Carlo Ancelotti has come across them in no fewer than three European Cup finals, losing in 1984 as a Roma player and in the miracle of Istanbul 21 years later before extracting revenge two years after that in Athens. Remarkably, he has never visited Anfield as player or manager and must be wondering what this latest epic encounter will bring, but the signs are promising. Liverpool are missing their only scorer with more than 10 League goals – the stricken Fernando Torres has 18 from 22 games; they have just gone a draining 120 minutes against Atletico, suffering bitter disappointment; and were so weak in personnel that all Benitez could summon from the substitutes' bench when it mattered was Nabil El Zhar, Philipp Degen and Daniel Pacheco. Javier Mascherano, a midfielder, was at right-back, and Glen Johnson, the very right-footed right-back, was on the left.

Ancelotti says that after Chelsea suffered a similar setback, being drummed out of the Champions' League by Mourinho's Internazionale, "we had a very good meeting with the players. We changed our aim immediately, moving our aim to the League and the FA Cup." There is hardly the same incentive for today's opponents, even if he insists: "For us it is better to think they will play their best, because we will stay in focus."

His squad may be an ageing one, but that only gives them greater motivation to seize the Sunday. It is a demonstrably stronger one too, according to Benitez himself, who points out enviously: "The spine of their team is seven players and for us three or four players. It's a big difference. Look at the players we had to use from the bench [against Atletico]. After spending big money Chelsea built a good team with [Claudio] Ranieri and Mourinho and those players are still there to allow them to compete."

Money, money, money. It's a rich manager's world, according to the Spaniard, who says he signed his lucrative new five-year contract last year on the understanding that substantial sums would be available. Instead he has spent less in the last two transfer windows than departures have brought in. With the club up for sale, there can be no guarantee of significant funding being available this summer, which is why Benitez is playing the tease about his future.

"At the end, things changed," he said of the owners' financial commitment and plans. "We've had a bad season and hopefully things will be different in the future, but at the moment I can't talk about the future because I don't know what's going on."
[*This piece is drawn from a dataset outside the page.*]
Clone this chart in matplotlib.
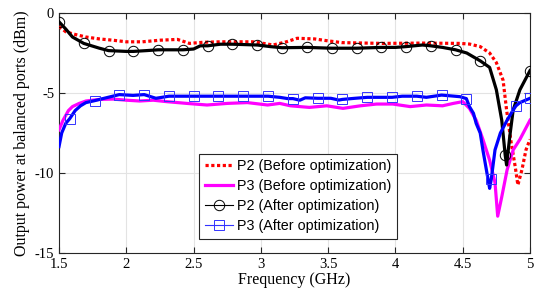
import matplotlib
matplotlib.use("Agg")
import matplotlib.pyplot as plt
from matplotlib.lines import Line2D

plt.rcParams['axes.unicode_minus'] = False
plt.rcParams['font.family'] = ['Liberation Serif', 'DejaVu Serif']

# P2 (Before optimization)
p2b_f = [1.50, 1.55, 1.60, 1.70, 1.80, 1.90, 2.00, 2.12, 2.25, 2.38, 2.47, 2.57, 2.70, 2.94,
         3.02, 3.09, 3.19, 3.27, 3.40, 3.49, 3.60, 3.90, 4.20, 4.48, 4.55, 4.63, 4.70, 4.75,
         4.80, 4.826, 4.86, 4.89, 4.91, 4.94, 4.97, 5.00]
p2b_y = [-0.85, -1.17, -1.3, -1.5, -1.62, -1.7, -1.8, -1.8, -1.7, -1.65, -1.9, -1.83, -1.8, -1.8,
         -1.9, -2.0, -1.8, -1.58, -1.62, -1.73, -1.85, -1.9, -1.88, -1.9, -1.94, -2.1, -2.5, -3.1,
         -4.2, -6.06, -8.1, -9.6, -10.75, -9.8, -8.56, -7.9]

# P3 (Before optimization)
p3b_f = [1.50, 1.53, 1.57, 1.60, 1.65, 1.70, 1.80, 1.90, 2.00, 2.10, 2.20, 2.30, 2.45, 2.60,
         2.75, 2.90, 3.05, 3.14, 3.22, 3.36, 3.49, 3.61, 3.74, 3.86, 3.98, 4.11, 4.23, 4.35,
         4.43, 4.50, 4.55, 4.60, 4.65, 4.70, 4.74, 4.76, 4.79, 4.83, 4.875, 4.925, 5.00]
p3b_y = [-7.3, -6.7, -6.1, -5.85, -5.65, -5.5, -5.4, -5.38, -5.45, -5.5, -5.45, -5.54, -5.65, -5.75,
         -5.65, -5.6, -5.75, -5.65, -5.8, -5.9, -5.8, -5.96, -5.8, -5.69, -5.69, -5.85, -5.75, -5.8,
         -5.65, -5.54, -5.96, -6.7, -7.9, -9.2, -10.6, -12.7, -11.5, -9.8, -8.56, -7.9, -6.7]

# P2 (After optimization)
p2a_f = [1.50, 1.55, 1.60, 1.684, 1.80, 1.868, 2.00, 2.053, 2.15, 2.237, 2.421, 2.50, 2.55,
         2.605, 2.70, 2.789, 2.974, 3.07, 3.158, 3.342, 3.526, 3.711, 3.895, 4.00, 4.079, 4.20,
         4.263, 4.35, 4.447, 4.53, 4.632, 4.70, 4.75, 4.79, 4.816, 4.826, 4.85, 4.875, 4.925, 5.00]
p2a_y = [-0.55, -1.0, -1.5, -1.9, -2.2, -2.35, -2.4, -2.4, -2.35, -2.3, -2.3, -2.25, -2.05,
         -2.05, -1.95, -1.95, -2.0, -2.1, -2.17, -2.15, -2.2, -2.2, -2.15, -2.15, -2.1, -2.0,
         -2.05, -2.15, -2.3, -2.5, -3.0, -3.4, -4.8, -6.7, -8.9, -9.5, -7.7, -6.06, -4.8, -3.6]
p2a_mk = [0, 3, 5, 7, 9, 10, 13, 15, 16, 18, 19, 20, 21, 22, 24, 26, 28, 30, 34, 39]

# P3 (After optimization)
p3a_f = [1.50, 1.52, 1.55, 1.58, 1.62, 1.66, 1.70, 1.764, 1.85, 1.948, 2.05, 2.133, 2.22,
         2.317, 2.501, 2.685, 2.869, 3.054, 3.14, 3.20, 3.238, 3.29, 3.33, 3.422, 3.52, 3.58,
         3.606, 3.70, 3.791, 3.975, 4.05, 4.159, 4.23, 4.343, 4.48, 4.527, 4.55, 4.58, 4.60,
         4.63, 4.65, 4.68, 4.70, 4.712, 4.74, 4.78, 4.83, 4.875, 4.896, 4.925, 5.00]
p3a_y = [-8.35, -7.5, -6.9, -6.6, -6.1, -5.8, -5.6, -5.48, -5.3, -5.1, -5.15, -5.1, -5.33,
         -5.2, -5.2, -5.2, -5.2, -5.2, -5.27, -5.35, -5.35, -5.45, -5.3, -5.33, -5.33, -5.44,
         -5.4, -5.33, -5.27, -5.27, -5.2, -5.2, -5.27, -5.13, -5.23, -5.35, -5.85, -6.27, -6.9,
         -7.5, -8.56, -10.0, -10.96, -10.4, -8.56, -7.5, -6.7, -6.06, -5.8, -5.6, -5.33]
p3a_mk = [3, 7, 9, 11, 13, 14, 15, 16, 17, 20, 23, 26, 28, 29, 31, 33, 35, 43, 48, 50]

xticks = [1.5, 2, 2.5, 3, 3.5, 4, 4.5, 5]
yticks = [-15, -10, -5, 0]
labels = ['P2 (Before optimization)', 'P3 (Before optimization)',
          'P2 (After optimization)', 'P3 (After optimization)']

fig = plt.figure(figsize=(5.34, 2.95), dpi=100)
ax = fig.add_axes([0.1105, 0.1424, 0.882, 0.8135])

ax.plot(p2b_f, p2b_y, color='red', lw=2.3, ls=(0, (1, 0.8)), dash_capstyle='butt', zorder=3)
ax.plot(p3b_f, p3b_y, color='magenta', lw=2.3, zorder=3)
ax.plot(p2a_f, p2a_y, color='black', lw=2.3, zorder=4)
ax.plot(p2a_f, p2a_y, ls='none', marker='o', ms=7.5, mfc='none', mec='black', mew=0.7,
        markevery=p2a_mk, zorder=5)
ax.plot(p3a_f, p3a_y, color='blue', lw=2.3, zorder=4)
ax.plot(p3a_f, p3a_y, ls='none', marker='s', ms=6.5, mfc='none', mec='#3333ff', mew=0.7,
        markevery=p3a_mk, zorder=5)

ax.set_xlim(1.5, 5)
ax.set_ylim(-15, 0)
ax.set_xticks(xticks)
ax.set_xticklabels([f'{t:g}' for t in xticks])
ax.set_yticks(yticks)
ax.set_yticklabels([f'{t:g}' for t in yticks])
ax.grid(True, color='#e3e3e3', lw=0.8)
ax.set_axisbelow(True)
ax.tick_params(direction='in', top=True, right=True, labelsize=10.5, length=4, width=0.8,
               colors='#262626', labelcolor='black')
for s in ax.spines.values():
    s.set_linewidth(0.8)
    s.set_color('#262626')
ax.set_xlabel('Frequency (GHz)', fontsize=11.5, labelpad=1)
ax.set_ylabel('Output power at balanced ports (dBm)', fontsize=11.5, labelpad=3)

handles = [
    Line2D([], [], color='red', lw=2.3, ls=(0, (1, 0.8)), dash_capstyle='butt'),
    Line2D([], [], color='magenta', lw=2.3),
    Line2D([], [], color='black', lw=0.8, marker='o', ms=7.5, mfc='none', mew=0.7),
    Line2D([], [], color='#3333ff', lw=0.8, marker='s', ms=6.5, mfc='none', mew=0.7),
]
leg = ax.legend(handles, labels, loc='lower left', bbox_to_anchor=(0.297, 0.058),
                borderaxespad=0, fancybox=False, framealpha=1, edgecolor='#262626',
                prop={'family': 'Liberation Sans', 'size': 10.3}, handlelength=2.0,
                handletextpad=0.25, labelspacing=0.42, borderpad=0.4)
leg.get_frame().set_linewidth(0.8)

fig.savefig('out.png', dpi=100)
Juventus, back in the hands of the dynastic Agnelli family as of three days ago, would clearly like him as their new coach. A rich (very rich), ambitious new Liverpool owner could easily persuade him to stay, but he will not go as far as committing himself to any desire to do so right now. Instead, he follows up "the conditions changed" with the reminder that "I left Valencia because conditions changed".

The future, he insists for now, "is Chelsea". The Kop will see it that way too for at least the start of the afternoon, though their mood will be a significant barometer. Expect an early chorus of Benitez's name and later, if the game is drifting away from them, some abuse for the American owners. Whether they will be applauding the potential champions at the end of the game, or want to, is as unclear as the future of a proud club and its manager.